Just because you’re not in the city doesn’t mean you can lose awareness of what is going on around you.
Trail running etiquette is not often something found on a hard-bound list and it can be difficult to know exactly what is and isn’t socially and lawfully acceptable, especially if you don’t have years of trail running experience under your belt. Following posted signs is always the number one rule, however, some trail running etiquette is not as steadfast; many etiquette rules are social, adhered to differently in different running circles and are often debatable. Competitor talked with Movin Shoes’ footwear buyer and trail run leader and University of California San Diego track and field coach Mick Gieskes, to discuss appropriate trail running etiquette.
Follow these running etiquette rules to make sure you’re not run off the trail next time you head into the woods.
Yield right of way to anyone who is slower than you: “The faster person should always be yielding. That means bikes yield to walkers, runners yield to walkers. Step off the trail and allow enough room for others to pass. Horses always have the right away. Horses will spook if not yielded to, which causes danger to the horse and everyone else involved.”
Stay on the trail: “In order to preserve the integrity of the trail system you need to stay on the trail. When you go off trail, you tend to destroy habitat and eventually if enough people stray from the path, the foot traffic can create a trail where one was not intended.”
Leave nothing but footprints: “Point blank, you shouldn’t litter. It’s so easy to leave gel packets and energy bar wrappers, but don’t do it. Litter damages the environment and ruins the experience for other people. People get into trail running and hiking to escape and get away from typical American life and when they are in the escape it is unpleasant to have to see trash and waste littering the trails. Trash can also ingested by animals; there are cultural reasons and safety reasons for the wildlife against littering.”
Stay to the right and pass on the left: “Ideally you should stay to the right, and announce your presence by saying, ‘on your left’ as you pass. This is not always achievable when you are moving with kids or are hiking so simply being aware and polite is best.”

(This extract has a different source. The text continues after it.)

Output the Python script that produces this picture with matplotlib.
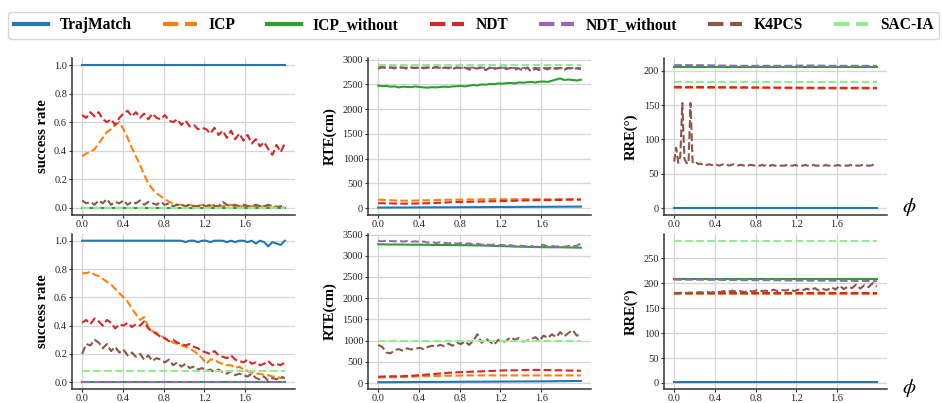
import numpy as np
import matplotlib
matplotlib.use('Agg')
import matplotlib.pyplot as plt
from matplotlib.lines import Line2D

plt.rcParams['font.family'] = ['Liberation Serif', 'DejaVu Serif']
plt.rcParams['mathtext.fontset'] = 'stix'

# ---------------- data ----------------
methods = ['TrajMatch', 'ICP', 'ICP_without', 'NDT', 'NDT_without', 'K4PCS', 'SAC-IA']
colors = ['#1f77b4', '#ff7f0e', '#2ca02c', '#d62728', '#9467bd', '#8c564b', '#90ee90']
styles = ['-', '--', '-', '--', '--', '--', '--']

x_start, x_end = 0.0, 1.99
xticks = [0.0, 0.4, 0.8, 1.2, 1.6]
xticklabels = ['0.0', '0.4', '0.8', '1.2', '1.6']

# success rate, scenario 1
sr1_traj = 1.0
sr1_icp = [0.36, 0.38, 0.39, 0.41, 0.45, 0.49, 0.53, 0.55, 0.58, 0.60,
           0.55, 0.49, 0.42, 0.36, 0.30, 0.23, 0.17, 0.13, 0.10, 0.08,
           0.06, 0.04, 0.03, 0.02, 0.02, 0.01, 0.02, 0.01, 0.01, 0.02,
           0.01, 0.01, 0.02, 0.01, 0.01, 0.01, 0.02, 0.01, 0.01, 0.01,
           0.02, 0.01, 0.01, 0.01, 0.01, 0.01, 0.00, 0.01, 0.00, 0.00]
sr1_icpw = 0.0
sr1_ndt = [0.65, 0.63, 0.67, 0.64, 0.67, 0.62, 0.60, 0.62, 0.58, 0.63,
           0.66, 0.68, 0.64, 0.67, 0.63, 0.66, 0.62, 0.66, 0.63, 0.62,
           0.65, 0.61, 0.60, 0.62, 0.58, 0.61, 0.57, 0.58, 0.55, 0.56,
           0.55, 0.52, 0.56, 0.51, 0.54, 0.49, 0.54, 0.48, 0.52, 0.47,
           0.51, 0.45, 0.48, 0.43, 0.46, 0.41, 0.37, 0.44, 0.39, 0.45]
sr1_ndtw = 0.0
sr1_k4pcs = [0.05, 0.03, 0.04, 0.02, 0.05, 0.03, 0.06, 0.02, 0.04, 0.03,
             0.05, 0.02, 0.04, 0.03, 0.05, 0.02, 0.04, 0.03, 0.02, 0.04,
             0.02, 0.03, 0.01, 0.02, 0.02, 0.01, 0.02, 0.01, 0.01, 0.02,
             0.01, 0.02, 0.01, 0.01, 0.04, 0.02, 0.01, 0.02, 0.01, 0.02,
             0.01, 0.01, 0.02, 0.01, 0.01, 0.02, 0.01, 0.00, 0.01, 0.00]
sr1_sacia = 0.0

# success rate, scenario 2
sr2_traj = [1.0] * 25 + [0.99, 1.0, 1.0, 0.99, 1.0, 1.0, 0.99, 1.0, 1.0, 1.0,
                         0.99, 1.0, 0.99, 1.0, 1.0, 0.99, 1.0, 0.98, 1.0, 0.99,
                         0.96, 0.99, 0.98, 0.97, 1.0]
sr2_icp = [0.77, 0.77, 0.78, 0.76, 0.75, 0.73, 0.71, 0.69, 0.66, 0.63,
           0.60, 0.57, 0.52, 0.48, 0.44, 0.46, 0.39, 0.36, 0.35, 0.33,
           0.31, 0.30, 0.28, 0.27, 0.26, 0.25, 0.24, 0.22, 0.20, 0.17,
           0.13, 0.16, 0.16, 0.14, 0.13, 0.12, 0.12, 0.10, 0.11, 0.09,
           0.08, 0.07, 0.06, 0.06, 0.05, 0.05, 0.04, 0.04, 0.03, 0.03]
sr2_icpw = 0.0
sr2_ndt = [0.42, 0.44, 0.41, 0.45, 0.43, 0.40, 0.44, 0.42, 0.38, 0.41,
           0.40, 0.42, 0.39, 0.41, 0.40, 0.43, 0.38, 0.36, 0.34, 0.32,
           0.31, 0.29, 0.30, 0.28, 0.27, 0.26, 0.27, 0.25, 0.24, 0.22,
           0.21, 0.20, 0.22, 0.19, 0.18, 0.17, 0.19, 0.16, 0.15, 0.14,
           0.16, 0.13, 0.14, 0.12, 0.13, 0.15, 0.12, 0.13, 0.12, 0.14]
sr2_ndtw = 0.0
sr2_k4pcs = [0.20, 0.27, 0.26, 0.30, 0.28, 0.24, 0.27, 0.22, 0.25, 0.21,
             0.23, 0.19, 0.21, 0.18, 0.20, 0.16, 0.19, 0.15, 0.17, 0.16,
             0.14, 0.16, 0.12, 0.14, 0.11, 0.13, 0.10, 0.11, 0.09, 0.10,
             0.08, 0.09, 0.07, 0.09, 0.07, 0.06, 0.08, 0.05, 0.06, 0.05,
             0.04, 0.06, 0.03, 0.02, 0.04, 0.01, 0.03, 0.02, 0.04, 0.03]
sr2_sacia = 0.08

# RTE, scenario 1
rte1_traj = [10, 12, 14, 16, 18, 20, 22, 24, 26, 28, 30]
rte1_icp = [170, 160, 150, 150, 155, 160, 165, 170, 172, 175,
            178, 180, 178, 180, 182, 180, 178, 182, 180, 180]
rte1_icpw = [2475, 2465, 2470, 2455, 2460, 2440, 2455, 2450, 2445, 2460,
             2450, 2440, 2435, 2445, 2440, 2450, 2455, 2450, 2460, 2465,
             2470, 2460, 2475, 2490, 2480, 2500, 2495, 2510, 2505, 2520,
             2515, 2525, 2530, 2520, 2540, 2535, 2545, 2550, 2540, 2555,
             2560, 2550, 2575, 2600, 2620, 2590, 2600, 2590, 2580, 2595]
rte1_ndt = [100, 95, 90, 90, 95, 100, 110, 120, 125, 130,
            135, 140, 145, 150, 155, 160, 160, 165, 170, 170]
rte1_ndtw = [2850, 2840, 2845, 2835, 2840, 2845, 2838, 2842, 2835, 2840,
             2838, 2832, 2840, 2830, 2835, 2830, 2836, 2828, 2832, 2830]
rte1_k4pcs = [2820, 2850, 2830, 2845, 2825, 2850, 2835, 2820, 2845, 2830,
              2850, 2825, 2840, 2830, 2855, 2820, 2840, 2830, 2810, 2845,
              2825, 2840, 2800, 2835, 2820, 2850, 2790, 2840, 2815, 2830,
              2845, 2810, 2835, 2800, 2825, 2780, 2840, 2760, 2820, 2790,
              2830, 2805, 2840, 2815, 2835, 2800, 2830, 2815, 2825, 2810]
rte1_sacia = 2890

# RTE, scenario 2
rte2_traj = [20, 22, 25, 27, 30, 32, 35, 38, 40, 45, 50]
rte2_icp = [130, 135, 140, 150, 160, 165, 170, 175, 178, 180,
            180, 180, 180, 180, 180, 180, 180, 180, 180, 180]
rte2_icpw = [3270, 3265, 3265, 3260, 3260, 3255, 3255, 3250, 3250, 3245,
             3240, 3230, 3225, 3215, 3210, 3205, 3200, 3200, 3195, 3190]
rte2_ndt = [150, 160, 160, 170, 190, 210, 230, 250, 260, 270,
            280, 290, 300, 300, 310, 310, 305, 300, 295, 290]
rte2_ndtw = [3350, 3340, 3355, 3345, 3340, 3350, 3335, 3345, 3330, 3340,
             3325, 3335, 3310, 3330, 3300, 3320, 3305, 3290, 3310, 3285,
             3300, 3280, 3290, 3270, 3285, 3260, 3270, 3255, 3265, 3245,
             3255, 3240, 3250, 3225, 3240, 3230, 3215, 3235, 3200, 3240,
             3260, 3210, 3230, 3215, 3225, 3210, 3230, 3220, 3235, 3290]
rte2_k4pcs = [900, 850, 720, 700, 780, 800, 760, 820, 790, 810,
              830, 800, 850, 880, 860, 900, 870, 930, 880, 950,
              920, 980, 900, 1000, 1150, 950, 1050, 980, 900, 1020,
              960, 1000, 1080, 1020, 1060, 980, 1000, 1040, 1080, 1000,
              1120, 1060, 1150, 1080, 1200, 1100, 1180, 1250, 1120, 1130]
rte2_sacia = 1000

# RRE, scenario 1
rre1_traj = 1.0
rre1_icp = [175, 175, 174.5, 174, 174]
rre1_icpw = 206
rre1_ndt = [176.5, 176, 175.5, 175, 175]
rre1_ndtw = [208, 208, 207.5, 207, 207, 207, 207.5, 207, 207, 207]
rre1_k4pcs = [68, 88, 66, 75, 153, 72, 66, 65, 153, 68, 64, 66, 64, 65, 63,
              64, 63, 64, 63, 63, 64, 63, 62, 63, 64, 63, 63, 62, 63, 64,
              63, 62, 63, 63, 62, 63, 62, 63, 63, 62, 63, 62, 62, 63, 62,
              63, 62, 62, 63, 62, 62, 63, 62, 62, 62, 63, 62, 62, 62, 63,
              62, 62, 62, 62, 63, 62, 62, 62, 63, 62, 62, 62, 62, 62, 63,
              62, 62, 62, 62, 62, 63, 62, 62, 62, 62, 62, 63, 62, 62, 62,
              62, 62, 63, 62, 62, 62, 62, 63, 62, 62]
rre1_sacia = 184

# RRE, scenario 2
rre2_traj = 1.5
rre2_icp = 179
rre2_icpw = 208
rre2_ndt = 180
rre2_ndtw = [207, 207, 206.5, 206, 206, 205.5, 205, 205, 204.5, 204]
rre2_k4pcs = [180, 180, 181, 180, 181, 180, 182, 181, 182, 181,
              183, 182, 184, 182, 185, 183, 184, 182, 185, 183,
              186, 184, 185, 183, 187, 184, 186, 185, 188, 184,
              187, 185, 189, 186, 190, 185, 188, 186, 192, 187,
              195, 188, 193, 190, 197, 189, 196, 192, 200, 193]
rre2_sacia = 285

panels = [
    (0, 0, [sr1_traj, sr1_icp, sr1_icpw, sr1_ndt, sr1_ndtw, sr1_k4pcs, sr1_sacia],
     'success rate', [0, 0.2, 0.4, 0.6, 0.8, 1.0], ['0.0', '0.2', '0.4', '0.6', '0.8', '1.0']),
    (1, 0, [sr2_traj, sr2_icp, sr2_icpw, sr2_ndt, sr2_ndtw, sr2_k4pcs, sr2_sacia],
     'success rate', [0, 0.2, 0.4, 0.6, 0.8, 1.0], ['0.0', '0.2', '0.4', '0.6', '0.8', '1.0']),
    (0, 1, [rte1_traj, rte1_icp, rte1_icpw, rte1_ndt, rte1_ndtw, rte1_k4pcs, rte1_sacia],
     'RTE(cm)', [0, 500, 1000, 1500, 2000, 2500, 3000], None),
    (1, 1, [rte2_traj, rte2_icp, rte2_icpw, rte2_ndt, rte2_ndtw, rte2_k4pcs, rte2_sacia],
     'RTE(cm)', [0, 500, 1000, 1500, 2000, 2500, 3000, 3500], None),
    (0, 2, [rre1_traj, rre1_icp, rre1_icpw, rre1_ndt, rre1_ndtw, rre1_k4pcs, rre1_sacia],
     'RRE(°)', [0, 50, 100, 150, 200], None),
    (1, 2, [rre2_traj, rre2_icp, rre2_icpw, rre2_ndt, rre2_ndtw, rre2_k4pcs, rre2_sacia],
     'RRE(°)', [0, 50, 100, 150, 200, 250], None),
]

# ---------------- figure ----------------
fig = plt.figure(figsize=(9.42, 4.03), dpi=100)
col_left = [0.0764, 0.3907, 0.7049]
col_w = 0.2367
row_bottom = [0.4672, 0.034]
row_h = [0.3888, 0.3863]

for r, c, series, ylabel, yticks, yticklabels in panels:
    ax = fig.add_axes([col_left[c], row_bottom[r], col_w, row_h[r]])
    for vals, col, ls in zip(series, colors, styles):
        if np.isscalar(vals):
            xs = [x_start, x_end]
            ys = [vals, vals]
        else:
            xs = np.linspace(x_start, x_end, len(vals))
            ys = vals
        ax.plot(xs, ys, color=col, linestyle=ls, linewidth=1.5)
    ax.set_xticks(xticks)
    ax.set_xticklabels(xticklabels)
    ax.set_yticks(yticks)
    if yticklabels is not None:
        ax.set_yticklabels(yticklabels)
    ax.set_ylabel(ylabel, fontsize=10.5, fontweight='bold')
    ax.grid(True, color='#d6d6d6', linewidth=0.9)
    ax.set_axisbelow(True)
    for s in ['top', 'right']:
        ax.spines[s].set_visible(False)
    for s in ['left', 'bottom']:
        ax.spines[s].set_color('#333333')
        ax.spines[s].set_linewidth(1.1)
    ax.tick_params(labelsize=7.5, length=2, width=0.8, colors='#333333', labelcolor='#222222', pad=1.5)

fig.text(909 / 942, 1 - 207 / 403, r'$\phi$', fontsize=15, ha='center', va='center')
fig.text(909 / 942, 1 - 388 / 403, r'$\phi$', fontsize=15, ha='center', va='center')

handles = [Line2D([0], [0], color=c, linestyle=ls, linewidth=3) for c, ls in zip(colors, styles)]
fig.legend(handles, methods, loc='upper center', bbox_to_anchor=(0.503, 0.99), ncol=7,
           prop={'family': 'Liberation Serif', 'weight': 'bold', 'size': 11.2},
           handlelength=2.2, handletextpad=0.75, columnspacing=2.0, borderpad=0.35,
           frameon=True, edgecolor='#cccccc', fancybox=True)

fig.savefig('out.png', dpi=100)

Be aware: This is the simplest tip that Gieskes suggested, but also the most important. Knowing what is going on around you and adjusting appropriately and politely is your best trail running etiquette. “If you are running as a group, don’t throw someone off trail if you come up on others going in the other direction because you are talking and not paying attention. If you are running in a group or abreast it is incumbent upon that group to shift so others can pass. Also be aware of mountain bikers who often do not yield,” Gieskes said. Even though mountain bikers should yield to everyone they come upon on a trail this is often not the case. If you are aware, you’ll see or hear them coming you can make the appropriate move either out of the way or in a different direction, Gieskes explained. Because you are out of the hustle bustle of the city does not mean you can lose awareness of what is going on around you. Take in the fresh air and listen to the birds as your feet hit the dirt, but also pay attention to the environment and others using the trail.